In Part I of the series, we briefly touched on the extraordinary collaboration of humans and nature reflected through the stunning rice paddy landscape. The irrigation system is actively managed by the cooperative social religious organisations called subak. Since 2012, the Balinese rice field irrigation (subak) system has been enlisted by UNESCO (United Nations Organisation for Education, Science, Culture and Communications) as a World Heritage Cultural Landscape.
~ Cultural Landscape of Bali (UNESCO)
One charming aspect of rice farming in Bali is the employment of ducks. Large flocks of mature ducks or ducklings are herded by farmers from one rice field to another after the harvest to do their share of the work – clearing up the leftover pieces of grain; eating pests that would otherwise destroy the next crop if left alone and fertilising the land. Seeing them happily chatting with each other as they scurry around the rice fields, feeding, playing and grooming never fails to bring on smiles.
Sadly, despite the rapid tourism growth and the fact that rice terraces have become a key attraction, Balinese farmers have not prospered. Working in rice fields in the scorching sun is a hard life both due to it being physically incredibly demanding and the low income that barely allows the farmers to make a living. Many farmers have to supplement their income through other types of work in the tourism industry, such as selling art and craft. Understandably, farmers especially the younger generations are seeking off-farm employment which is associated to higher social status, better and more secure income and comfortable working environment.
The tourism boom has been both a blessing and a curse to the Balinese. It is a blessing as the income generated from tourists underpins the Balinese economy and has improved the general living standards of many, lifting people from severe poverty. However, at the same time, the cost is evident. Thousands of kilometers of rice fields are cleared each year making room for tourist development projects, threatening to diminish the natural beauty of Bali.
Lessening the impact of rice field conversion, especially in the most fertile parts of the island, can be achieved through well-thought-out plans, regulations and a long term vision. Bali has environmental management regulations. However, it has been a great challenge to implement the controls required to balance environmental, cultural and social needs with the growth of tourism and urbanisation.
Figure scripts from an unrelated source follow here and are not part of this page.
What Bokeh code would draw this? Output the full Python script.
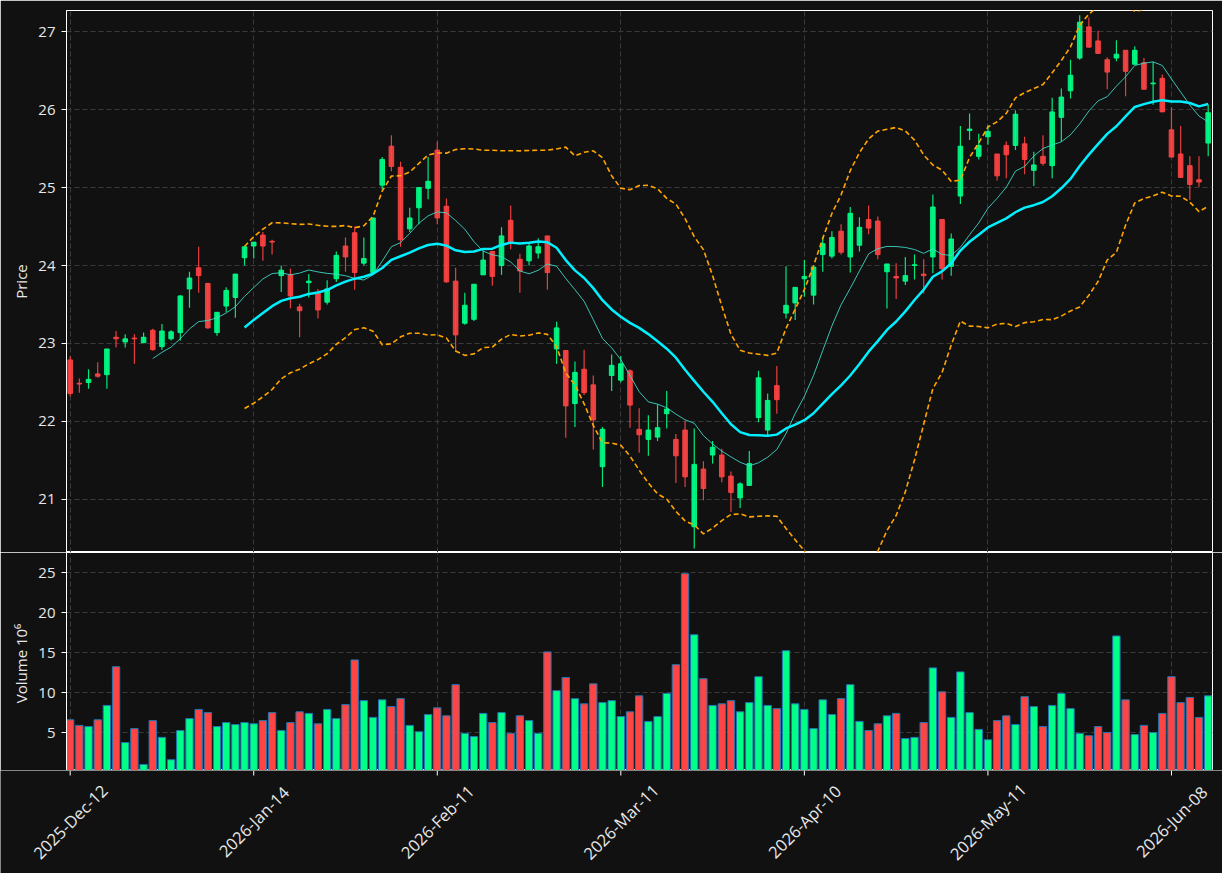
import numpy as np
import pandas as pd
from bokeh.plotting import figure
from bokeh.layouts import column
from bokeh.models import ColumnDataSource, FixedTicker, Range1d
from bokeh.core.properties import value
from bokeh.embed import file_html
from bokeh.resources import INLINE

# ---------------- data ----------------
opens = [22.79, 22.49, 22.50, 22.61, 22.60, 23.08, 23.02, 23.07, 23.01, 23.17,
         22.96, 23.06, 23.14, 23.70, 23.97, 23.77, 23.14, 23.48, 23.59, 24.10,
         24.25, 24.39, 24.31, 23.87, 23.88, 23.47, 23.78, 23.66, 23.53, 23.83,
         24.25, 24.42, 24.03, 23.91, 25.03, 25.53, 25.26, 24.47, 24.74, 24.99,
         25.48, 24.76, 23.80, 23.26, 23.31, 23.88, 24.18, 24.00, 24.58, 24.08,
         24.06, 24.16, 24.38, 22.93, 22.91, 22.23, 22.67, 22.47, 21.42, 22.59,
         22.53, 22.65, 21.90, 21.77, 21.80, 22.10, 21.77, 21.89, 20.65, 21.39,
         21.57, 21.57, 21.30, 21.02, 21.18, 22.05, 21.89, 22.46, 23.39, 23.52,
         23.83, 23.62, 24.14, 24.12, 24.44, 24.11, 24.26, 24.59, 24.57, 23.92,
         23.86, 23.80, 24.00, 23.89, 24.11, 24.59, 23.99, 24.89, 25.73, 25.40,
         25.65, 25.43, 25.54, 25.54, 25.56, 25.22, 25.40, 25.28, 25.90, 26.24,
         26.66, 27.06, 26.88, 26.64, 26.66, 26.76, 26.58, 26.60, 26.33, 26.40,
         25.74, 25.43, 25.28, 25.10, 25.57]
highs = [22.84, 22.55, 22.67, 22.76, 22.93, 23.16, 23.12, 23.12, 23.14, 23.19,
         23.25, 23.17, 23.62, 23.92, 24.24, 23.78, 23.40, 23.72, 23.89, 24.24,
         24.30, 24.43, 24.33, 24.00, 23.96, 23.51, 23.89, 23.70, 23.81, 24.18,
         24.36, 24.50, 24.36, 24.61, 25.39, 25.67, 25.33, 24.74, 25.00, 25.39,
         25.59, 24.86, 23.97, 23.65, 23.76, 24.19, 24.19, 24.49, 24.77, 24.15,
         24.29, 24.35, 24.38, 23.28, 22.91, 22.77, 22.92, 22.59, 21.93, 22.86,
         22.84, 22.67, 22.17, 22.08, 22.22, 22.39, 21.84, 22.01, 21.91, 21.49,
         21.75, 21.65, 21.36, 21.22, 21.62, 22.65, 22.36, 22.71, 23.99, 23.72,
         24.07, 23.98, 24.37, 24.44, 24.53, 24.75, 24.62, 24.77, 24.63, 24.02,
         24.03, 24.11, 24.14, 24.08, 24.91, 24.59, 24.41, 25.79, 25.95, 25.69,
         25.80, 25.43, 25.59, 25.99, 25.65, 25.46, 25.67, 26.15, 26.27, 26.64,
         27.21, 27.18, 27.01, 26.67, 26.89, 26.76, 26.81, 26.66, 26.61, 26.45,
         26.03, 25.79, 25.40, 25.40, 26.06]
lows = [22.32, 22.37, 22.42, 22.56, 22.42, 22.95, 22.95, 22.74, 23.01, 22.91,
        22.92, 23.04, 23.04, 23.46, 23.65, 23.19, 23.10, 23.40, 23.33, 24.00,
        24.09, 24.06, 24.14, 23.66, 23.45, 23.08, 23.59, 23.32, 23.50, 23.79,
        23.92, 23.69, 24.00, 23.88, 24.97, 25.21, 24.24, 24.43, 24.53, 24.85,
        24.53, 23.78, 22.89, 23.24, 23.29, 23.88, 23.74, 23.88, 24.21, 23.65,
        24.00, 24.09, 23.69, 22.74, 21.79, 21.93, 22.34, 21.64, 21.16, 22.39,
        22.50, 21.92, 21.60, 21.56, 21.75, 21.91, 21.21, 21.16, 20.37, 20.99,
        21.46, 21.22, 20.84, 20.89, 21.18, 21.99, 21.81, 22.10, 23.32, 23.30,
        23.60, 23.50, 23.92, 24.09, 24.14, 23.91, 24.18, 24.40, 24.08, 23.45,
        23.57, 23.75, 23.82, 23.64, 23.90, 23.82, 23.87, 24.79, 25.61, 25.36,
        25.55, 25.09, 25.12, 25.48, 25.17, 25.02, 25.28, 25.12, 25.59, 26.14,
        26.64, 26.80, 26.72, 26.26, 26.62, 26.17, 26.58, 26.26, 26.06, 25.97,
        25.39, 25.13, 24.84, 25.01, 25.40]
closes = [22.36, 22.48, 22.54, 22.58, 22.93, 23.06, 23.06, 23.06, 23.08, 22.92,
          23.16, 23.15, 23.61, 23.84, 23.87, 23.20, 23.40, 23.68, 23.89, 24.24,
          24.30, 24.25, 24.30, 23.94, 23.61, 23.42, 23.80, 23.43, 23.70, 24.13,
          24.11, 23.91, 24.09, 24.61, 25.36, 25.27, 24.33, 24.61, 25.00, 25.08,
          24.61, 23.79, 23.11, 23.49, 23.76, 24.07, 23.86, 24.38, 24.30, 23.93,
          24.25, 24.24, 23.91, 23.20, 22.20, 22.63, 22.37, 22.02, 21.90, 22.72,
          22.74, 22.21, 21.83, 21.89, 21.92, 22.16, 21.56, 21.29, 21.45, 21.14,
          21.67, 21.29, 21.09, 21.20, 21.46, 22.56, 22.27, 22.28, 23.49, 23.72,
          23.86, 23.98, 24.28, 24.36, 24.17, 24.67, 24.49, 24.48, 24.14, 24.02,
          23.84, 23.87, 24.01, 23.87, 24.75, 23.96, 24.34, 25.53, 25.75, 25.54,
          25.72, 25.15, 25.42, 25.94, 25.36, 25.29, 25.31, 25.97, 26.16, 26.44,
          27.12, 26.80, 26.72, 26.48, 26.71, 26.49, 26.76, 26.26, 26.34, 25.97,
          25.39, 25.13, 25.04, 25.07, 25.96]
volumes = [6.6, 5.9, 5.75, 6.6, 8.4, 13.25, 3.75, 5.5, 1.0, 6.5,
           4.4, 1.6, 5.25, 6.75, 7.9, 7.5, 5.75, 6.25, 6.0, 6.25,
           6.1, 6.5, 7.5, 5.25, 6.25, 7.6, 7.4, 6.1, 7.9, 6.75,
           8.5, 14.1, 9.0, 6.9, 9.1, 8.25, 9.25, 5.9, 5.1, 7.25,
           8.1, 7.1, 11.0, 4.9, 4.5, 7.4, 6.25, 7.5, 4.9, 7.1,
           6.5, 4.9, 15.1, 10.25, 11.9, 9.25, 8.6, 11.1, 8.75, 9.0,
           7.0, 7.6, 9.6, 6.4, 7.0, 9.9, 13.5, 24.9, 17.25, 11.75,
           8.4, 8.6, 9.0, 7.6, 8.75, 12.0, 8.4, 8.0, 15.25, 8.6,
           7.9, 5.5, 9.1, 7.25, 9.25, 11.0, 6.4, 5.25, 6.1, 7.1,
           7.4, 4.25, 4.4, 6.25, 13.1, 10.1, 6.9, 12.6, 7.5, 5.4,
           4.1, 6.5, 7.1, 6.0, 9.5, 8.25, 5.75, 8.4, 9.9, 8.0,
           4.9, 4.6, 5.75, 5.0, 17.1, 9.1, 4.75, 5.9, 5.0, 7.4,
           12.0, 8.75, 9.4, 6.9, 9.6]
tick_positions = [0, 20, 40, 60, 80, 100, 120]
tick_labels = ["2025-Dec-12", "2026-Jan-14", "2026-Feb-11", "2026-Mar-11",
               "2026-Apr-10", "2026-May-11", "2026-Jun-08"]
price_ticks = [21, 22, 23, 24, 25, 26, 27]
volume_ticks = [5, 10, 15, 20, 25]

# ---------------- derived series ----------------
n = len(closes)
xs = list(range(n))
UP, DOWN = "#00ff88", "#ff4444"
colors = [UP if c >= o else DOWN for o, c in zip(opens, closes)]
body_top = [max(o, c) for o, c in zip(opens, closes)]
body_bot = [min(o, c) for o, c in zip(opens, closes)]
cs = pd.Series(closes, dtype=float)
ma10 = cs.rolling(10).mean().to_numpy()
ma20 = cs.rolling(20).mean().to_numpy()
sd20 = cs.rolling(20).std().to_numpy()
upper = ma20 + 2 * sd20
lower = ma20 - 2 * sd20

src = ColumnDataSource(dict(x=xs, open=opens, high=highs, low=lows, close=closes,
                            top=body_top, bot=body_bot, color=colors, vol=volumes,
                            ma10=ma10, ma20=ma20, upper=upper, lower=lower))

BG = "#111111"
GRID = "#3a3a3a"
TXT = "#e8e8e8"
FONT = "Open Sans"
W = 1222
LEFT, RIGHT = 66, 10
X0, X1 = -0.4, 124.47
xr = Range1d(X0, X1)
PY0, PY1 = 20.32, 27.27
VY0, VY1 = 0.25, 27.55


def style_axis(ax):
    ax.axis_line_color = "white"
    ax.axis_line_width = 1
    ax.major_tick_line_color = "white"
    ax.major_tick_out = 5
    ax.major_tick_in = 0
    ax.minor_tick_line_color = None
    ax.major_label_text_color = TXT
    ax.major_label_text_font = FONT
    ax.major_label_text_font_size = "15px"
    ax.major_label_standoff = 6
    ax.axis_label_text_color = TXT
    ax.axis_label_text_font = FONT
    ax.axis_label_text_font_size = "15px"
    ax.axis_label_text_font_style = "normal"
    ax.axis_label_standoff = 4


def style_grids(p, yticks):
    p.xgrid.ticker = FixedTicker(ticks=tick_positions)
    p.ygrid.ticker = FixedTicker(ticks=yticks)
    for g in (p.xgrid[0], p.ygrid[0]):
        g.grid_line_color = GRID
        g.grid_line_dash = "5 3"
        g.grid_line_width = 1


# ---------------- price panel ----------------
p1 = figure(width=W, height=552, x_range=xr, y_range=Range1d(PY0, PY1),
            output_backend="svg", toolbar_location=None, x_axis_location=None,
            min_border_left=LEFT, min_border_right=RIGHT, min_border_top=10, min_border_bottom=0,
            background_fill_color=BG, border_fill_color=BG,
            outline_line_color="white", outline_line_width=1)
p1.yaxis.ticker = FixedTicker(ticks=price_ticks)
p1.yaxis.axis_label = "Price"
style_axis(p1.yaxis[0])
style_grids(p1, price_ticks)

p1.segment(x0="x", y0="high", x1="x", y1="low", source=src, line_color="color",
           line_width=1.2, line_alpha=0.9)
p1.vbar(x="x", width=0.5, top="top", bottom="bot", source=src, fill_color="color",
        line_color="color", line_width=1, fill_alpha=0.9, line_alpha=0.9)
p1.line(x="x", y="upper", source=src, line_color="#ffa500", line_width=1.6, line_dash="5 3")
p1.line(x="x", y="lower", source=src, line_color="#ffa500", line_width=1.6, line_dash="5 3")
p1.line(x="x", y="ma10", source=src, line_color="#40e0d0", line_width=1, line_alpha=0.85)
p1.line(x="x", y="ma20", source=src, line_color="#00f0ff", line_width=2.5)

# ---------------- volume panel ----------------
p2 = figure(width=W, height=218, x_range=xr, y_range=Range1d(VY0, VY1),
            output_backend="svg", toolbar_location=None, x_axis_location=None,
            min_border_left=LEFT, min_border_right=RIGHT, min_border_top=0, min_border_bottom=0,
            background_fill_color=BG, border_fill_color=BG,
            outline_line_color="white", outline_line_width=1)
p2.yaxis.ticker = FixedTicker(ticks=volume_ticks)
p2.yaxis.axis_label = "Volume  10\u2076"
style_axis(p2.yaxis[0])
style_grids(p2, volume_ticks)

p2.vbar(x="x", width=0.8, top="vol", bottom=0, source=src, fill_color="color",
        line_color="#1f77b4", line_width=1)

# ---------------- date axis strip (full width so rotated labels are not clipped) ----------------
upp = (X1 - X0) / (W - LEFT - RIGHT)
p3 = figure(width=W, height=103, x_range=Range1d(X0 - LEFT * upp, X1 + RIGHT * upp),
            y_range=Range1d(0, 103), output_backend="svg", toolbar_location=None,
            x_axis_location=None, y_axis_location=None,
            min_border_left=0, min_border_right=0, min_border_top=0, min_border_bottom=0,
            background_fill_color=BG, border_fill_color=BG, outline_line_color=None)
p3.frame_align = False
p3.xgrid.visible = False
p3.ygrid.visible = False
p3.segment(x0=tick_positions, y0=[103] * len(tick_positions), x1=tick_positions,
           y1=[98] * len(tick_positions), line_color="white", line_width=1)
p3.text(x=tick_positions, y=[52] * len(tick_positions), text=tick_labels, angle=np.pi / 4,
        text_align="center", text_baseline="middle", text_color=TXT,
        text_font=value(FONT), text_font_size=value("16.5px"))

layout = column(p1, p2, p3, spacing=0)
open("out.html", "w").write(file_html(layout, INLINE))
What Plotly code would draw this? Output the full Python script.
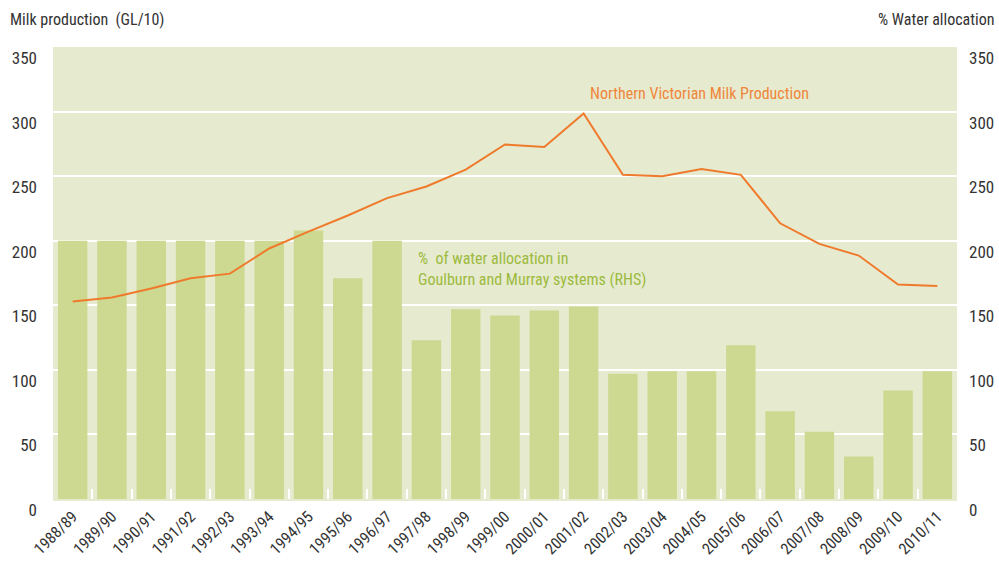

As tourists, supporting the Balinese rice agriculture, traditions and the natural environment means respecting the island’s culture, religious belief and traditional lifestyle. Every purchase choice we make is a vote cast for what we care about and value. Simple actions such as taking an interest in learning the traditions, frequenting businesses that directly support the locals and their culture, and paying fair prices would make a positive difference in preserving the natural beauty of Bali for the locals and tourists who love the island.